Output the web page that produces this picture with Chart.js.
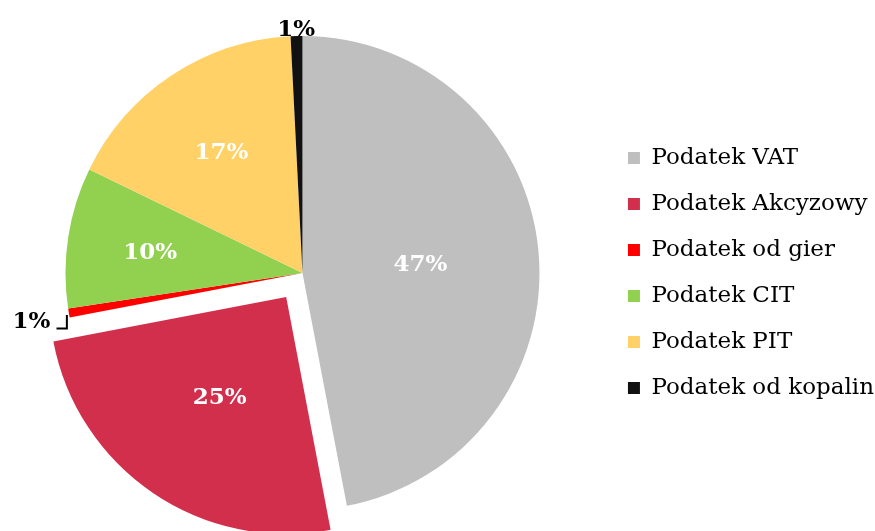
<!DOCTYPE html>
<html>
<head>
<meta charset="utf-8">
<script src="https://cdn.jsdelivr.net/npm/chart.js@4.4.0/dist/chart.umd.min.js"></script>
<style>
  html, body { margin: 0; padding: 0; background: #fff; }
  #wrap { width: 875px; height: 531px; }
</style>
</head>
<body>
<div id="wrap"><canvas id="chart" width="875" height="531"></canvas></div>
<script>
const categories = ['Podatek VAT', 'Podatek Akcyzowy', 'Podatek od gier', 'Podatek CIT', 'Podatek PIT', 'Podatek od kopalin'];
const shares = [47.0, 25.0, 0.6, 9.6, 17.0, 0.8];
const colors = ['#BFBFBF', '#D22F4D', '#FF0000', '#92D050', '#FFD166', '#111111'];
const offsets = [0, 116, 0, 0, 0, 0];
// label distance from centre, as fraction of radius
const labelRadius = [0.5, 0.5, 1.16, 0.65, 0.62, 1.04];
const labelColors = ['#fff', '#fff', '#000', '#fff', '#fff', '#000'];

const serif = '"DejaVu Serif", Georgia, serif';

const pctLabels = {
  id: 'pctLabels',
  afterDatasetsDraw(chart) {
    const ctx = chart.ctx;
    const meta = chart.getDatasetMeta(0);
    const total = shares.reduce((a, b) => a + b, 0);
    ctx.save();
    ctx.font = 'bold 23px ' + serif;
    ctx.textAlign = 'center';
    ctx.textBaseline = 'middle';
    meta.data.forEach((arc, i) => {
      const p = arc.getProps(['x', 'y', 'startAngle', 'endAngle', 'outerRadius'], true);
      const mid = (p.startAngle + p.endAngle) / 2;
      const shift = offsets[i] / 4;
      const cx = p.x + Math.cos(mid) * shift;
      const cy = p.y + Math.sin(mid) * shift;
      const lx = cx + Math.cos(mid) * p.outerRadius * labelRadius[i];
      const ly = cy + Math.sin(mid) * p.outerRadius * labelRadius[i] + 3;
      ctx.fillStyle = labelColors[i];
      ctx.fillText(Math.round(shares[i] / total * 100) + '%', lx, ly);
      if (i === 2) {
        // elbow leader to the slice edge
        const ex = cx + Math.cos(mid) * p.outerRadius;
        const ey = cy + Math.sin(mid) * p.outerRadius;
        ctx.strokeStyle = '#000';
        ctx.lineWidth = 2;
        ctx.beginPath();
        ctx.moveTo(lx + 25, ly + 6);
        ctx.lineTo(ex - 2, ly + 6);
        ctx.lineTo(ex - 2, ey + 2);
        ctx.stroke();
      }
    });
    ctx.restore();
  }
};

new Chart(document.getElementById('chart'), {
  type: 'pie',
  data: {
    labels: categories,
    datasets: [{
      data: shares,
      backgroundColor: colors,
      borderWidth: 0,
      offset: offsets,
      radius: 237,
      clip: false
    }]
  },
  options: {
    responsive: false,
    animation: false,
    layout: { padding: { left: -16, right: -9, top: 15, bottom: 0 } },
    plugins: {
      legend: {
        position: 'right',
        labels: {
          boxWidth: 12,
          boxHeight: 12,
          padding: 23,
          color: '#000',
          font: { family: serif, size: 23 }
        }
      },
      tooltip: { enabled: false }
    }
  },
  plugins: [pctLabels]
});
</script>
</body>
</html>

━━━━

Omit the pictures, then output the rest of the listing exactly.

■ **Answer for the task**:
Output the web page that produces this picture with Chart.js.
<!DOCTYPE html>
<html>
<head>
<meta charset="utf-8">
<script src="https://cdn.jsdelivr.net/npm/chart.js@4.4.0/dist/chart.umd.min.js"></script>
<style>
  html, body { margin: 0; padding: 0; background: #fff; }
  #wrap { width: 875px; height: 531px; }
</style>
</head>
<body>
<div id="wrap"><canvas id="chart" width="875" height="531"></canvas></div>
<script>
const categories = ['Podatek VAT', 'Podatek Akcyzowy', 'Podatek od gier', 'Podatek CIT', 'Podatek PIT', 'Podatek od kopalin'];
const shares = [47.0, 25.0, 0.6, 9.6, 17.0, 0.8];
const colors = ['#BFBFBF', '#D22F4D', '#FF0000', '#92D050', '#FFD166', '#111111'];
const offsets = [0, 116, 0, 0, 0, 0];
// label distance from centre, as fraction of radius
const labelRadius = [0.5, 0.5, 1.16, 0.65, 0.62, 1.04];
const labelColors = ['#fff', '#fff', '#000', '#fff', '#fff', '#000'];

const serif = '"DejaVu Serif", Georgia, serif';

const pctLabels = {
  id: 'pctLabels',
  afterDatasetsDraw(chart) {
    const ctx = chart.ctx;
    const meta = chart.getDatasetMeta(0);
    const total = shares.reduce((a, b) => a + b, 0);
    ctx.save();
    ctx.font = 'bold 23px ' + serif;
    ctx.textAlign = 'center';
    ctx.textBaseline = 'middle';
    meta.data.forEach((arc, i) => {
      const p = arc.getProps(['x', 'y', 'startAngle', 'endAngle', 'outerRadius'], true);
      const mid = (p.startAngle + p.endAngle) / 2;
      const shift = offsets[i] / 4;
      const cx = p.x + Math.cos(mid) * shift;
      const cy = p.y + Math.sin(mid) * shift;
      const lx = cx + Math.cos(mid) * p.outerRadius * labelRadius[i];
      const ly = cy + Math.sin(mid) * p.outerRadius * labelRadius[i] + 3;
      ctx.fillStyle = labelColors[i];
      ctx.fillText(Math.round(shares[i] / total * 100) + '%', lx, ly);
      if (i === 2) {
        // elbow leader to the slice edge
        const ex = cx + Math.cos(mid) * p.outerRadius;
        const ey = cy + Math.sin(mid) * p.outerRadius;
        ctx.strokeStyle = '#000';
        ctx.lineWidth = 2;
        ctx.beginPath();
        ctx.moveTo(lx + 25, ly + 6);
        ctx.lineTo(ex - 2, ly + 6);
        ctx.lineTo(ex - 2, ey + 2);
        ctx.stroke();
      }
    });
    ctx.restore();
  }
};

new Chart(document.getElementById('chart'), {
  type: 'pie',
  data: {
    labels: categories,
    datasets: [{
      data: shares,
      backgroundColor: colors,
      borderWidth: 0,
      offset: offsets,
      radius: 237,
      clip: false
    }]
  },
  options: {
    responsive: false,
    animation: false,
    layout: { padding: { left: -16, right: -9, top: 15, bottom: 0 } },
    plugins: {
      legend: {
        position: 'right',
        labels: {
          boxWidth: 12,
          boxHeight: 12,
          padding: 23,
          color: '#000',
          font: { family: serif, size: 23 }
        }
      },
      tooltip: { enabled: false }
    }
  },
  plugins: [pctLabels]
});
</script>
</body>
</html>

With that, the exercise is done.